**TO DO**
Retype the opening lines of the data exactly, stopping after the line that contains "import seaborn as sns". Skip every picture.

»»

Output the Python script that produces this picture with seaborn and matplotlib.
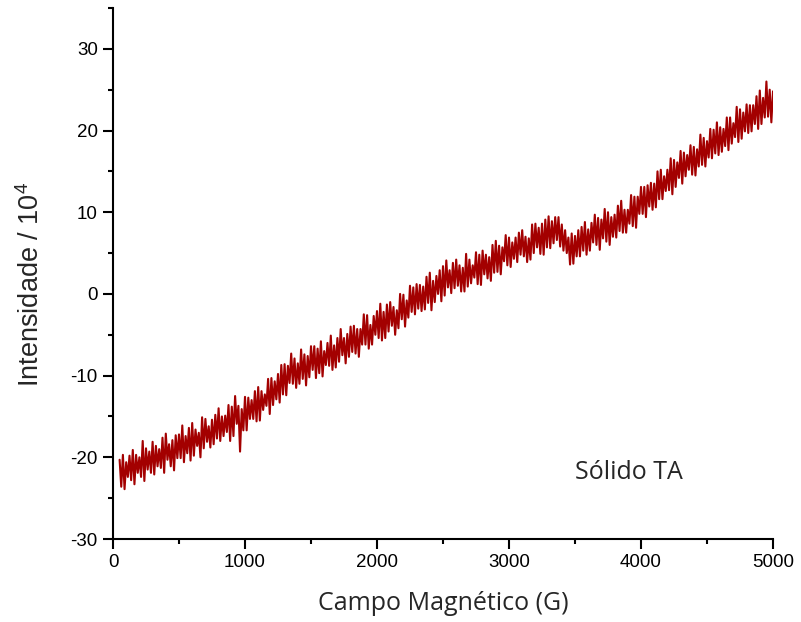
import numpy as np
import pandas as pd
import matplotlib
matplotlib.use("Agg")
import matplotlib.pyplot as plt
from matplotlib.ticker import MultipleLocator
import seaborn as sns

# --- datos leidos del espectro (intensidad / 10^4) ---
# borde superior del ruido: 50, 75, 100 ... 5000 G
campo_a = np.arange(50, 5001, 25)
intensidad_a = [
    -20.3, -19.7, -20.6, -19.8, -19.1, -19.7, -20.0, -18.0, -18.9, -19.3,
    -18.1, -18.6, -19.0, -17.6, -17.1, -18.4, -17.9, -17.3, -17.2, -16.1,
    -17.4, -16.4, -15.8, -16.6, -17.0, -15.1, -15.3, -16.2, -15.4, -14.8,
    -14.0, -15.0, -14.9, -13.6, -13.8, -12.5, -13.7, -14.1, -12.6, -12.7,
    -13.0, -11.9, -11.4, -11.9, -12.3, -10.4, -10.3, -10.7, -9.8, -8.7,
    -8.6, -8.8, -7.3, -7.9, -8.5, -6.8, -7.4, -7.6, -6.4, -6.4,
    -6.7, -5.8, -7.0, -6.0, -5.1, -6.3, -5.4, -4.3, -5.4, -4.9,
    -4.0, -3.9, -4.3, -4.3, -2.5, -2.6, -3.8, -2.7, -2.1, -1.2,
    -2.2, -1.3, -1.0, -1.6, -2.0, 0.0, -0.1, -0.8, 1.0, 0.8,
    1.2, 1.1, 0.9, 2.1, 2.6, 1.6, 2.2, 2.9, 3.4, 4.1,
    2.9, 3.8, 4.2, 3.5, 3.2, 4.9, 4.2, 3.5, 5.1, 4.8,
    5.3, 4.8, 4.5, 6.0, 6.5, 5.9, 5.7, 7.2, 6.9, 6.3,
    6.9, 7.5, 7.8, 7.0, 6.8, 8.5, 8.6, 8.1, 8.6, 9.1,
    9.5, 8.9, 9.4, 9.4, 8.5, 7.8, 6.9, 7.4, 7.1, 7.8,
    8.2, 8.8, 7.9, 8.7, 9.7, 9.3, 9.1, 10.4, 10.0, 9.4,
    9.7, 10.8, 11.4, 10.3, 10.3, 12.1, 11.9, 11.9, 13.1, 13.1,
    13.3, 13.6, 13.5, 15.0, 15.2, 14.4, 15.2, 16.6, 16.4, 16.1,
    17.5, 17.3, 17.0, 18.2, 18.0, 17.7, 19.5, 19.1, 18.7, 20.2,
    20.1, 21.0, 20.4, 20.2, 21.6, 21.6, 20.9, 22.9, 22.6, 22.2,
    23.2, 23.1, 23.1, 24.2, 24.9, 24.0, 26.0, 25.0, 24.8,
]

# borde inferior del ruido: 62.5, 87.5 ... 4987.5 G
campo_b = np.arange(62.5, 5000, 25)
intensidad_b = [
    -23.6, -23.9, -22.4, -22.8, -23.3, -21.9, -22.4, -22.9, -21.5, -21.9,
    -22.1, -21.1, -21.3, -21.9, -20.3, -21.1, -21.6, -20.1, -20.1, -20.6,
    -19.5, -20.4, -19.8, -18.6, -20.0, -18.9, -18.1, -18.8, -18.4, -17.7,
    -18.0, -17.4, -16.9, -18.0, -17.4, -15.9, -19.3, -16.7, -16.7, -15.3,
    -15.3, -15.6, -15.5, -14.2, -13.7, -14.7, -13.6, -12.9, -13.3, -12.3,
    -12.4, -10.9, -11.0, -11.5, -11.0, -10.4, -11.2, -10.2, -9.3, -10.3,
    -9.7, -10.1, -8.7, -8.8, -9.3, -9.0, -8.3, -7.5, -8.5, -7.7,
    -7.1, -7.3, -7.7, -6.2, -6.2, -6.7, -6.2, -5.0, -5.4, -5.7,
    -5.4, -4.6, -3.9, -5.0, -4.2, -3.1, -4.0, -2.9, -2.2, -2.5,
    -1.8, -2.1, -1.9, -1.1, -2.0, -1.0, 0.0, -0.9, -0.2, 0.8,
    0.1, 0.7, 1.0, 0.3, 0.3, 0.9, 1.3, 2.0, 1.2, 1.1,
    2.4, 1.9, 1.6, 2.6, 2.7, 2.4, 4.0, 3.5, 3.3, 4.3,
    3.9, 4.8, 4.6, 3.9, 4.2, 5.0, 5.7, 4.9, 4.8, 5.7,
    5.6, 6.2, 6.6, 5.8, 5.3, 5.0, 3.6, 3.7, 4.6, 4.6,
    5.3, 4.8, 5.3, 6.3, 6.0, 5.4, 6.8, 6.4, 6.0, 7.0,
    6.9, 7.7, 7.5, 7.5, 8.6, 8.3, 8.1, 9.8, 9.8, 9.4,
    10.7, 10.3, 10.6, 11.6, 11.6, 12.6, 12.7, 12.2, 13.1, 14.2,
    13.5, 14.4, 15.2, 14.6, 14.5, 15.6, 15.8, 15.6, 16.7, 16.6,
    17.2, 17.0, 17.4, 18.1, 17.6, 18.4, 19.2, 18.6, 19.0, 19.9,
    19.7, 19.9, 20.8, 20.2, 20.8, 21.6, 21.7, 21.0,
]

df = pd.concat([
    pd.DataFrame({"campo": campo_a, "intensidad": intensidad_a}),
    pd.DataFrame({"campo": campo_b, "intensidad": intensidad_b}),
]).sort_values("campo")

sns.set_style("ticks")
plt.rcParams["font.family"] = ["Liberation Sans", "DejaVu Sans"]
plt.rcParams["axes.unicode_minus"] = False
plt.rcParams["mathtext.fontset"] = "custom"
plt.rcParams["mathtext.rm"] = "Liberation Sans"
plt.rcParams["mathtext.it"] = "Liberation Sans"
plt.rcParams["mathtext.default"] = "regular"

fig = plt.figure(figsize=(8.01, 6.22), dpi=100)
ax = fig.add_axes([113 / 801, 83 / 622, 660 / 801, 531 / 622])

sns.lineplot(data=df, x="campo", y="intensidad", color="#A30000",
             linewidth=1.5, estimator=None, ax=ax)

ax.set_xlim(0, 5000)
ax.set_ylim(-30, 35)
ax.xaxis.set_major_locator(MultipleLocator(1000))
ax.xaxis.set_minor_locator(MultipleLocator(500))
ax.yaxis.set_major_locator(MultipleLocator(10))
ax.yaxis.set_minor_locator(MultipleLocator(5))

for lado in ["top", "right"]:
    ax.spines[lado].set_visible(False)
for lado in ["left", "bottom"]:
    ax.spines[lado].set_linewidth(1.5)
    ax.spines[lado].set_color("black")

ax.tick_params(which="major", direction="out", length=7, width=1.5,
               labelsize=13.5, colors="black", pad=4)
ax.tick_params(which="minor", direction="out", length=3.5, width=1.5,
               colors="black")

ax.set_xlabel("Campo Magnético (G)", family=["Open Sans", "DejaVu Sans"],
              fontsize=18, labelpad=14)
ax.set_ylabel("Intensidade / 10$^4$", fontsize=19.5)
ax.yaxis.set_label_coords(-0.103, 0.48)

ax.text(3500, -21.9, "Sólido TA", family=["Open Sans", "DejaVu Sans"],
        fontsize=18, va="center", ha="left")

fig.savefig("out.png", dpi=100)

««

**ANSWER FOR THE TASK**
Output the Python script that produces this picture with seaborn and matplotlib.
import numpy as np
import pandas as pd
import matplotlib
matplotlib.use("Agg")
import matplotlib.pyplot as plt
from matplotlib.ticker import MultipleLocator
import seaborn as sns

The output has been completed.